* COLLECTED DATA
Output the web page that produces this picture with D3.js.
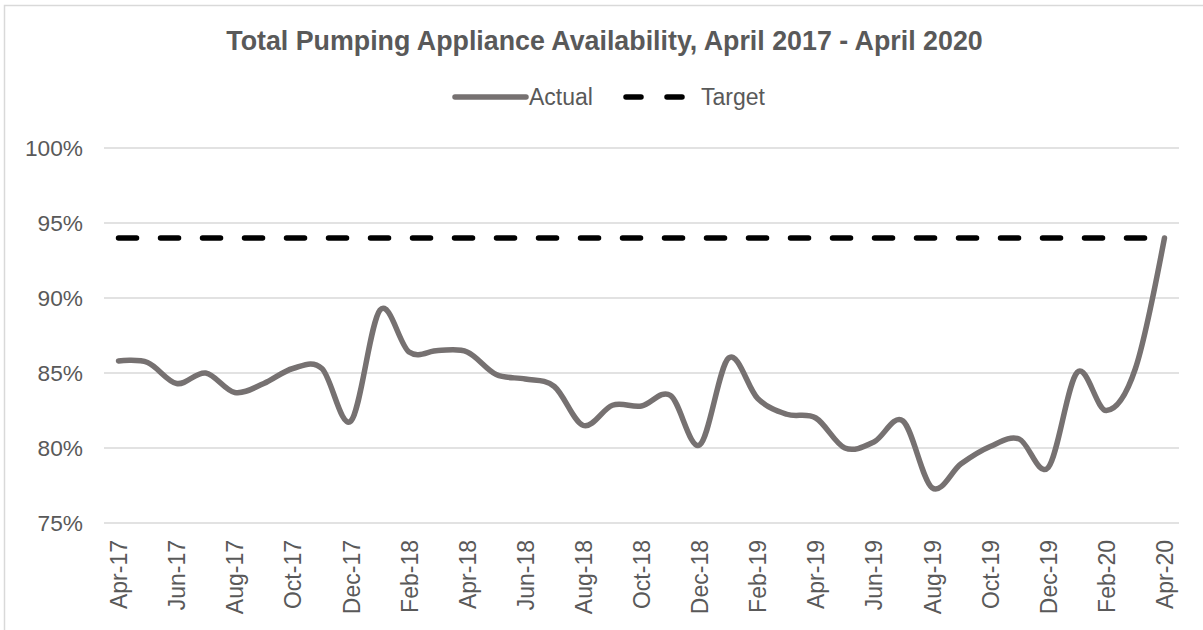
<!DOCTYPE html>
<html>
<head>
<meta charset="utf-8">
<script src="https://cdn.jsdelivr.net/npm/d3@7"></script>
<style>
  html, body { margin: 0; padding: 0; background: #fff; }
  svg { display: block; font-family: "Liberation Sans", Arial, sans-serif; }
</style>
</head>
<body>
<svg id="chart" width="1203" height="630"></svg>
<script>
const months = ["Apr-17","May-17","Jun-17","Jul-17","Aug-17","Sep-17","Oct-17","Nov-17","Dec-17",
  "Jan-18","Feb-18","Mar-18","Apr-18","May-18","Jun-18","Jul-18","Aug-18","Sep-18","Oct-18","Nov-18","Dec-18",
  "Jan-19","Feb-19","Mar-19","Apr-19","May-19","Jun-19","Jul-19","Aug-19","Sep-19","Oct-19","Nov-19","Dec-19",
  "Jan-20","Feb-20","Mar-20","Apr-20"];
const actual = [85.8, 85.7, 84.3, 85.0, 83.7, 84.3, 85.3, 85.3, 81.8,
  89.2, 86.4, 86.5, 86.4, 84.9, 84.6, 84.1, 81.5, 82.85, 82.8, 83.5, 80.2,
  86.0, 83.3, 82.25, 82.0, 80.0, 80.4, 81.8, 77.35, 78.95, 80.1, 80.6, 78.7,
  85.05, 82.5, 85.3, 94.0];
const targetValue = 94;
const yTicks = [75, 80, 85, 90, 95, 100];
const seriesNames = ["Actual", "Target"];
const titleText = "Total Pumping Appliance Availability, April 2017 - April 2020";

(function () {
const svg = d3.select("#chart");
const pLeft = 104, pRight = 1179, pTop = 148, pBottom = 523;
const grey = "#595959";

// outer border
svg.append("rect").attr("x", 4.5).attr("y", 5.5).attr("width", 1220).attr("height", 650)
  .attr("fill", "none").attr("stroke", "#d9d9d9").attr("stroke-width", 1.5);

const x = d3.scalePoint().domain(months).range([pLeft, pRight]).padding(0.5);
const y = d3.scaleLinear().domain([75, 100]).range([pBottom, pTop]);

// gridlines
svg.append("g").selectAll("line").data(yTicks).join("line")
  .attr("x1", pLeft).attr("x2", pRight)
  .attr("y1", d => y(d)).attr("y2", d => y(d))
  .attr("stroke", "#d9d9d9").attr("stroke-width", 1.5);

// y axis
const yAxis = d3.axisLeft(y).tickValues(yTicks).tickFormat(d => d + "%").tickSize(0).tickPadding(21);
const gy = svg.append("g").attr("transform", `translate(${pLeft},0)`).call(yAxis);
gy.select(".domain").remove();
gy.selectAll("text").attr("fill", grey).style("font-size", "22.7px").attr("font-family", "Liberation Sans, Arial, sans-serif");

// x axis
const xAxis = d3.axisBottom(x).tickValues(months.filter((d, i) => i % 2 === 0)).tickSize(0).tickPadding(0);
const gx = svg.append("g").attr("transform", `translate(0,${pBottom})`).call(xAxis);
gx.select(".domain").remove();
gx.selectAll("text")
  .attr("fill", grey).style("font-size", "23px").attr("font-family", "Liberation Sans, Arial, sans-serif")
  .attr("transform", "rotate(-90)")
  .attr("text-anchor", "end")
  .attr("x", -17).attr("y", 0).attr("dy", "0.35em");

// target line
svg.append("line")
  .attr("x1", x(months[0])).attr("x2", x(months[months.length - 1]))
  .attr("y1", y(targetValue)).attr("y2", y(targetValue))
  .attr("stroke", "#000").attr("stroke-width", 5.5)
  .attr("stroke-linecap", "round").attr("stroke-dasharray", "18 24");

// actual line
const line = d3.line().x((d, i) => x(months[i])).y(d => y(d)).curve(d3.curveCatmullRom.alpha(0));
svg.append("path").datum(actual).attr("d", line)
  .attr("fill", "none").attr("stroke", "#767171").attr("stroke-width", 5.5)
  .attr("stroke-linecap", "round").attr("stroke-linejoin", "round");

// title
svg.append("text").attr("x", 604.5).attr("y", 49.5).attr("text-anchor", "middle")
  .attr("fill", grey).style("font-size", "26.8px").style("font-weight", "bold").text(titleText);

// legend
const lg = svg.append("g");
lg.append("line").attr("x1", 455).attr("x2", 526).attr("y1", 97).attr("y2", 97)
  .attr("stroke", "#767171").attr("stroke-width", 5.5).attr("stroke-linecap", "round");
lg.append("text").attr("x", 529).attr("y", 105).attr("fill", grey).style("font-size", "23px").text(seriesNames[0]);
lg.append("line").attr("x1", 626).attr("x2", 688).attr("y1", 97).attr("y2", 97)
  .attr("stroke", "#000").attr("stroke-width", 5.5).attr("stroke-linecap", "round")
  .attr("stroke-dasharray", "15 26");
lg.append("text").attr("x", 701).attr("y", 105).attr("fill", grey).style("font-size", "23px").text(seriesNames[1]);
})();
</script>
</body>
</html>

* WHAT IS REQUIRED
Your task is to return the lines above, from the first one up to and including the line containing "d3.scaleLinear().domain([75, 100]).range([pBottom, pTop]);", minus any pictures.

* OUTPUT FOR THIS TASK
Output the web page that produces this picture with D3.js.
<!DOCTYPE html>
<html>
<head>
<meta charset="utf-8">
<script src="https://cdn.jsdelivr.net/npm/d3@7"></script>
<style>
  html, body { margin: 0; padding: 0; background: #fff; }
  svg { display: block; font-family: "Liberation Sans", Arial, sans-serif; }
</style>
</head>
<body>
<svg id="chart" width="1203" height="630"></svg>
<script>
const months = ["Apr-17","May-17","Jun-17","Jul-17","Aug-17","Sep-17","Oct-17","Nov-17","Dec-17",
  "Jan-18","Feb-18","Mar-18","Apr-18","May-18","Jun-18","Jul-18","Aug-18","Sep-18","Oct-18","Nov-18","Dec-18",
  "Jan-19","Feb-19","Mar-19","Apr-19","May-19","Jun-19","Jul-19","Aug-19","Sep-19","Oct-19","Nov-19","Dec-19",
  "Jan-20","Feb-20","Mar-20","Apr-20"];
const actual = [85.8, 85.7, 84.3, 85.0, 83.7, 84.3, 85.3, 85.3, 81.8,
  89.2, 86.4, 86.5, 86.4, 84.9, 84.6, 84.1, 81.5, 82.85, 82.8, 83.5, 80.2,
  86.0, 83.3, 82.25, 82.0, 80.0, 80.4, 81.8, 77.35, 78.95, 80.1, 80.6, 78.7,
  85.05, 82.5, 85.3, 94.0];
const targetValue = 94;
const yTicks = [75, 80, 85, 90, 95, 100];
const seriesNames = ["Actual", "Target"];
const titleText = "Total Pumping Appliance Availability, April 2017 - April 2020";

(function () {
const svg = d3.select("#chart");
const pLeft = 104, pRight = 1179, pTop = 148, pBottom = 523;
const grey = "#595959";

// outer border
svg.append("rect").attr("x", 4.5).attr("y", 5.5).attr("width", 1220).attr("height", 650)
  .attr("fill", "none").attr("stroke", "#d9d9d9").attr("stroke-width", 1.5);

const x = d3.scalePoint().domain(months).range([pLeft, pRight]).padding(0.5);
const y = d3.scaleLinear().domain([75, 100]).range([pBottom, pTop]);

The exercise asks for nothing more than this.